Fragment multibyte strings
Sometimes you need to fragment a long character string into two or more nonadjacent buffers to meet the memory-management requirements of their components. When you fragment a character string that contains just single-byte characters, you can fragment at an arbitrary byte location in the string. Because each character is one byte long, the fragmented results are still each a complete character string.
However, to fragment a string that might contain even one multibyte character, you must take special measures. If you fragment at an arbitrary byte location in a multibyte-character string, you might fragment at a byte that is part of a multibyte character. In this case, one fragment might end with the first 1, 2, or 3 bytes of a character, while the next fragment starts with the remaining byte or bytes.

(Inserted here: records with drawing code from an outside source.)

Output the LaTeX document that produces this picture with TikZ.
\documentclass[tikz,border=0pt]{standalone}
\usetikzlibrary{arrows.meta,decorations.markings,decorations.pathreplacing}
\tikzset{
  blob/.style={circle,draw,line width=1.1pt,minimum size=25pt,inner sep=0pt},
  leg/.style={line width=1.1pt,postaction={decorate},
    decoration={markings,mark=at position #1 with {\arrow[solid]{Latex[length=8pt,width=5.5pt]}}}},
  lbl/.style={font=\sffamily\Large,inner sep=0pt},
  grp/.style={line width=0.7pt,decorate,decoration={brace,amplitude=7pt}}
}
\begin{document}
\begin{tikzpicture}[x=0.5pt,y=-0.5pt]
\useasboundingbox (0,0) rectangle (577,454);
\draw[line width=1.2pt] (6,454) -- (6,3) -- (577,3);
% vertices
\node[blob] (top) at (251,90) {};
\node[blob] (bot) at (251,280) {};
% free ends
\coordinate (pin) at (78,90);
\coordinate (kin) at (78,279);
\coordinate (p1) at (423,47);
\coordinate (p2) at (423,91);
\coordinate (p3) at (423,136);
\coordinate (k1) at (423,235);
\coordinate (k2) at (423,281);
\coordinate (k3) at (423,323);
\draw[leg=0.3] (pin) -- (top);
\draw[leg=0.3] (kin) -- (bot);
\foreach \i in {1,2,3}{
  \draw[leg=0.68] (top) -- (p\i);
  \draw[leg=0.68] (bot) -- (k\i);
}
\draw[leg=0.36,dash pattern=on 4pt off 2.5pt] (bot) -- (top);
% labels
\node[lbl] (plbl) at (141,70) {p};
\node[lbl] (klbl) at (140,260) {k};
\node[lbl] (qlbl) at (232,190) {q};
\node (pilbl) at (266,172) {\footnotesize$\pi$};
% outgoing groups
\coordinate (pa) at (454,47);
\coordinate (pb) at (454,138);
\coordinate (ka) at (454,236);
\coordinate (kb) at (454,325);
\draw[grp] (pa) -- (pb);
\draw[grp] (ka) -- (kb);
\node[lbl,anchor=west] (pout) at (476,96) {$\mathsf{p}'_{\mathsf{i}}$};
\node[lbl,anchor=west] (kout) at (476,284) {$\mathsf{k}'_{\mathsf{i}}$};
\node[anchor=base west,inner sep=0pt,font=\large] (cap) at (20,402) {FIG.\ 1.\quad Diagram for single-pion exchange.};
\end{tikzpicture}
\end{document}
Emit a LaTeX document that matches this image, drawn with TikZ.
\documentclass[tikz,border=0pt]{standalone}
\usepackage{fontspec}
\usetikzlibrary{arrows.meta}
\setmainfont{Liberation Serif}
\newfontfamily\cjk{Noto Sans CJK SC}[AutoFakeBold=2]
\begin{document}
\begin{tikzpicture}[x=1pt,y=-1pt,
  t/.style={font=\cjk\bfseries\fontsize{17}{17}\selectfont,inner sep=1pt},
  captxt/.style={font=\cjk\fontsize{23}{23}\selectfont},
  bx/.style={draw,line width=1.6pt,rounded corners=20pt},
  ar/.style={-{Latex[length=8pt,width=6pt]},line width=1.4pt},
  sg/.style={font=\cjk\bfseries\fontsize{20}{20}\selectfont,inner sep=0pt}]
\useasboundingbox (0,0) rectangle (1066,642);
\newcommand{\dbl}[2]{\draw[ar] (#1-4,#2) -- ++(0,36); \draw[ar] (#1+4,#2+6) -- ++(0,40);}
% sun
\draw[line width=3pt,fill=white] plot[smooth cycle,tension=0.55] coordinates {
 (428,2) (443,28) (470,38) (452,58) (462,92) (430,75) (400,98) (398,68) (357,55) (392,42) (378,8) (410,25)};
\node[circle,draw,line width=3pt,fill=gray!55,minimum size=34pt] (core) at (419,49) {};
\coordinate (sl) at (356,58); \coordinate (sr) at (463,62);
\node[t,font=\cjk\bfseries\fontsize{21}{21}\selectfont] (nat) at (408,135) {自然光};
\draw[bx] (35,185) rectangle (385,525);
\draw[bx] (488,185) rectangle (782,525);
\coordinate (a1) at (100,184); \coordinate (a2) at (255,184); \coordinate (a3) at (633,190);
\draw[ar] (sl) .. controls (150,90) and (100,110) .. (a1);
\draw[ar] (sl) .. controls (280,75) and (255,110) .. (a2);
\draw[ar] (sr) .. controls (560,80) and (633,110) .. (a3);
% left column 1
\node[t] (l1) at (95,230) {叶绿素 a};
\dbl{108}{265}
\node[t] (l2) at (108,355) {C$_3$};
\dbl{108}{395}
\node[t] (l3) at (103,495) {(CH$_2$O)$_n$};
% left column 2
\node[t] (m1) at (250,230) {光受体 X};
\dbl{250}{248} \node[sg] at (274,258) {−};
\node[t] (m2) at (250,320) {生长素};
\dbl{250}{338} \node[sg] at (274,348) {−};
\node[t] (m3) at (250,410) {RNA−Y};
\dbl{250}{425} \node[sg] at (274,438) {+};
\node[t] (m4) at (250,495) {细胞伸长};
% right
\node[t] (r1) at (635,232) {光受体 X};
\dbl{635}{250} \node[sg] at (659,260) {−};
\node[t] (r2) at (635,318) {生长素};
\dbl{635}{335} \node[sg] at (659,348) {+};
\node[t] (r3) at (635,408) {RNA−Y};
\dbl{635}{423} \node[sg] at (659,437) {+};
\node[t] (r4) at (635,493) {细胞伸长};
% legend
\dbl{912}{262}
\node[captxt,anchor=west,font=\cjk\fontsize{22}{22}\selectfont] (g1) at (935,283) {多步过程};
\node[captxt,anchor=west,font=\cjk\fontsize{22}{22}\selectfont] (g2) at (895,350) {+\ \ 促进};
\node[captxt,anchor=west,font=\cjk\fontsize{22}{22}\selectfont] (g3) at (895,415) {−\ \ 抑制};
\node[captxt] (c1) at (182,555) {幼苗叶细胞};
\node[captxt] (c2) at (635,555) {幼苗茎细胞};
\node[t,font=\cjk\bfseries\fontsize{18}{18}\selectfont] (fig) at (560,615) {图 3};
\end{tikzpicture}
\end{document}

If the only thing that you ever do with these fragments is to concatenate them back together to form one string, you do not need to perform any special processing. However, if you need to traverse the fragments as multibyte strings, these fragments might cause an attempt to read beyond the end of one fragment or an illegal character at the beginning of the next fragment.
Therefore, all functions that traverse one multibyte character or a length-terminated multibyte-character string set the error number to IFX_GL_EINVAL if they detect an otherwise valid character at the end of a fragment.
- Make a fragment even shorter than originally intended.
- Replace the first 1, 2, or 3 bytes of the fragmented character with a padding character that is appropriate for your application and shift these bytes to the beginning of the next fragment.